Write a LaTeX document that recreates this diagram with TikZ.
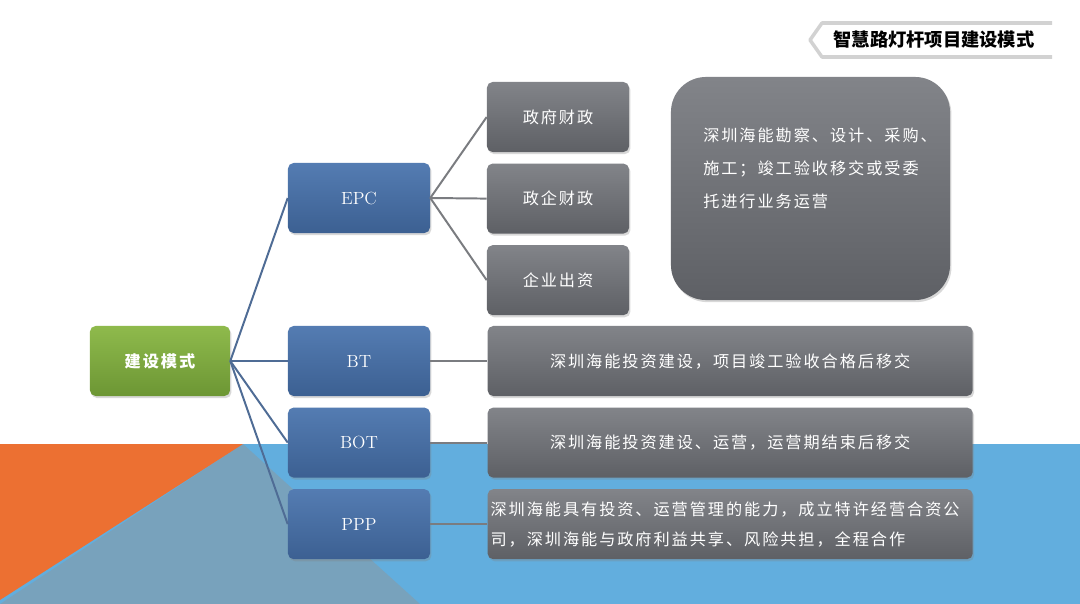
\documentclass[tikz,border=0pt]{standalone}
\usepackage{fontspec}
\newfontfamily\cjk[LetterSpace=12]{Noto Sans CJK SC}
\newfontfamily\cjkhead{Noto Sans CJK SC}
\usetikzlibrary{positioning, shadows}
\definecolor{bandblue}{RGB}{98,174,222}
\definecolor{slateblue}{RGB}{120,162,188}
\definecolor{cornerorange}{RGB}{236,112,50}
\definecolor{linkblue}{RGB}{79,108,149}
\definecolor{linkgrey}{RGB}{122,124,128}

\begin{document}
\begin{tikzpicture}[
    x=0.025cm, y=-0.025cm,
    node distance=0.275cm,
    modebox/.style={
        rectangle,
        rounded corners=4pt,
        top color={rgb,255:red,84;green,124;blue,178},
        bottom color={rgb,255:red,60;green,96;blue,146},
        minimum width=3.55cm,
        minimum height=1.75cm,
        text=white,
        font=\fontsize{12.5}{14}\selectfont,
        drop shadow={opacity=0.3, shadow xshift=1pt, shadow yshift=-1.5pt}
    },
    rootbox/.style={
        modebox,
        top color={rgb,255:red,143;green,186;blue,76},
        bottom color={rgb,255:red,108;green,150;blue,52},
        minimum width=3.5cm,
        font=\fontsize{11.5}{13}\selectfont\cjk\bfseries
    },
    greybox/.style={
        rectangle,
        rounded corners=4pt,
        top color={rgb,255:red,130;green,132;blue,137},
        bottom color={rgb,255:red,94;green,96;blue,101},
        minimum height=1.75cm,
        text=white,
        font=\fontsize{11.5}{13}\selectfont\cjk,
        drop shadow={opacity=0.3, shadow xshift=1pt, shadow yshift=-1.5pt}
    },
    fundbox/.style={greybox, minimum width=3.55cm},
    notebox/.style={greybox, minimum width=12.125cm},
    link/.style={draw=linkblue, line width=1.4pt},
    branch/.style={draw=linkgrey, line width=1.4pt}
]

\useasboundingbox (0,0) rectangle (1080,604);
\fill[white] (0,0) rectangle (1080,604);
\fill[bandblue] (0,444) rectangle (1080,604);
\fill[slateblue] (243,444) -- (420,604) -- (0,604) -- cycle;
\fill[cornerorange] (0,444) -- (243,444) -- (0,600) -- cycle;

\draw[gray!35, line width=2.5pt, line join=round, fill=white]
    (1052,23) -- (822,23) -- (810,40) -- (822,57) -- (1052,57);
\node (title) at (934,40) {\fontsize{13}{15}\selectfont\cjkhead\bfseries 智慧路灯杆项目建设模式};

\node (mode) [rootbox] at (160,361) {建设模式};

\node (EPC) [modebox] at (359,198) {EPC};
\node (BT) [modebox] at (359,361) {BT};
\node (BOT) [modebox, below=of BT] {BOT};
\node (PPP) [modebox, below=of BOT] {PPP};

\node (gov) [fundbox] at (558,117) {政府财政};
\node (govent) [fundbox, below=of gov] {政企财政};
\node (ent) [fundbox, below=of govent] {企业出资};

\node (epcnote) [greybox, minimum width=6.975cm, minimum height=5.575cm, rounded corners=0.875cm] at (810.5,188.5) {};
\node (epcnotetext) [anchor=west, inner sep=0pt, align=left, text=white,
    font=\fontsize{11.5}{23.4}\selectfont\cjk] at (703,168)
    {深圳海能勘察、设计、采购、\\施工；竣工验收移交或受委\\托进行业务运营};

\node (btnote) [notebox, right=1.425cm of BT] {深圳海能投资建设，项目竣工验收合格后移交};
\node (botnote) [notebox, right=1.425cm of BOT] {深圳海能投资建设、运营，运营期结束后移交};
\node (pppnote) [notebox, right=1.425cm of PPP, align=left, inner xsep=0.075cm,
    text width=11.975cm, font=\fontsize{11.5}{21.3}\selectfont\cjk]
    {深圳海能具有投资、运营管理的能力，成立特许经营合资公\\司，深圳海能与政府利益共享、风险共担，全程合作};

\draw [link] (mode.east) -- (EPC.west);
\draw [link] (mode.east) -- (BT.west);
\draw [link] (mode.east) -- (BOT.west);
\draw [link] (mode.east) -- (PPP.west);

\draw [branch] (EPC.east) -- (gov.west);
\draw [branch] (EPC.east) -- (govent.west);
\draw [branch] (EPC.east) -- (ent.west);

\draw [branch] (BT.east) -- (btnote.west);
\draw [branch] (BOT.east) -- (botnote.west);
\draw [branch] (PPP.east) -- (pppnote.west);

\end{tikzpicture}
\end{document}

### Given task
Everything from the first line of the listing above through the line that contains "(0,600) -- cycle;" is to be restated word for word, minus the pictures.

### Task response
Write a LaTeX document that recreates this diagram with TikZ.
\documentclass[tikz,border=0pt]{standalone}
\usepackage{fontspec}
\newfontfamily\cjk[LetterSpace=12]{Noto Sans CJK SC}
\newfontfamily\cjkhead{Noto Sans CJK SC}
\usetikzlibrary{positioning, shadows}
\definecolor{bandblue}{RGB}{98,174,222}
\definecolor{slateblue}{RGB}{120,162,188}
\definecolor{cornerorange}{RGB}{236,112,50}
\definecolor{linkblue}{RGB}{79,108,149}
\definecolor{linkgrey}{RGB}{122,124,128}

\begin{document}
\begin{tikzpicture}[
    x=0.025cm, y=-0.025cm,
    node distance=0.275cm,
    modebox/.style={
        rectangle,
        rounded corners=4pt,
        top color={rgb,255:red,84;green,124;blue,178},
        bottom color={rgb,255:red,60;green,96;blue,146},
        minimum width=3.55cm,
        minimum height=1.75cm,
        text=white,
        font=\fontsize{12.5}{14}\selectfont,
        drop shadow={opacity=0.3, shadow xshift=1pt, shadow yshift=-1.5pt}
    },
    rootbox/.style={
        modebox,
        top color={rgb,255:red,143;green,186;blue,76},
        bottom color={rgb,255:red,108;green,150;blue,52},
        minimum width=3.5cm,
        font=\fontsize{11.5}{13}\selectfont\cjk\bfseries
    },
    greybox/.style={
        rectangle,
        rounded corners=4pt,
        top color={rgb,255:red,130;green,132;blue,137},
        bottom color={rgb,255:red,94;green,96;blue,101},
        minimum height=1.75cm,
        text=white,
        font=\fontsize{11.5}{13}\selectfont\cjk,
        drop shadow={opacity=0.3, shadow xshift=1pt, shadow yshift=-1.5pt}
    },
    fundbox/.style={greybox, minimum width=3.55cm},
    notebox/.style={greybox, minimum width=12.125cm},
    link/.style={draw=linkblue, line width=1.4pt},
    branch/.style={draw=linkgrey, line width=1.4pt}
]

\useasboundingbox (0,0) rectangle (1080,604);
\fill[white] (0,0) rectangle (1080,604);
\fill[bandblue] (0,444) rectangle (1080,604);
\fill[slateblue] (243,444) -- (420,604) -- (0,604) -- cycle;
\fill[cornerorange] (0,444) -- (243,444) -- (0,600) -- cycle;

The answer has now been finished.